The student’s advisor, as chair of the advisory committee, will organize and administer the examination. The content of the examination will be determined by the area of the student’s interest. The scope of the examination will be determined by the student’s advisory committee. A student judged qualified by the majority of the five-member advisory committee will be admitted to candidacy. A student judged not qualified by the majority of the advisory committee will not be admitted to candidacy at the time of the examination but will be given an opportunity to retake the examination once, after a waiting period of at least one semester. At the discretion of the advisory committee, the second examination will be either a complete reexamination or a partial examination over the parts in which the student failed to qualify. A student receiving a negative vote of the advisory committee after the second examination will be recommended for academic dismissal. The student will be informed of the reasons for failure to qualify.
Each student must make two presentations at department colloquia.

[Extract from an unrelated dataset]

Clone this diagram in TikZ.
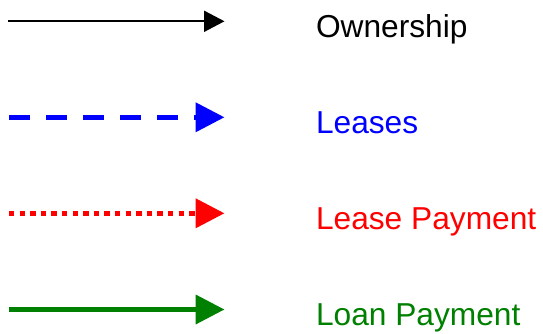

The first presentation will be scheduled early in the student’s program; it is designed to give the student experience in making formal presentations. The second presentation will communicate the student’s dissertation research topic and preliminary results.
As mentioned above, the candidate must write an acceptable dissertation. The defense date for the dissertation must be set at least two weeks prior to the Graduate School deadline. The dissertation must be approved by the major professor and delivered to the student’s advisory committee at least six weeks prior to the defense date. A student must submit the dissertation to the advisor in sufficient time to meet the committee’s deadline. Exceptions to these deadlines under unusual circumstances must be approved unanimously by the student’s committee.
The candidate must, as the final step toward the degree, defend the dissertation before the advisory committee. If the candidate passes the defense, the advisory committee will recommend to the Graduate School that a degree of Doctor of Philosophy be conferred.
Submission of Completed Dissertation
In addition to submission of the final dissertation to the Graduate School (according to its required procedure), the candidate must present to the Geography Department a professionally hard-bound copy that meets Graduate School specifications for quality. This copy will remain on file in the department.
All degree requirements must be completed within ten years from the date of initial enrollment in the doctoral program.
Special Issues for Directly Admitted Students
Students directly admitted to the doctoral program after completion of their bachelor’s degree will not earn a master’s degree during the course of their studies. Further, formal doctoral status (which affects stipend rates and the ability to fulfill the residency requirement) will not be granted until the student has completed 24 credits in the program. Lastly, no more than 12 dissertation credits can be used to satisfy the 54-credit doctoral degree requirement.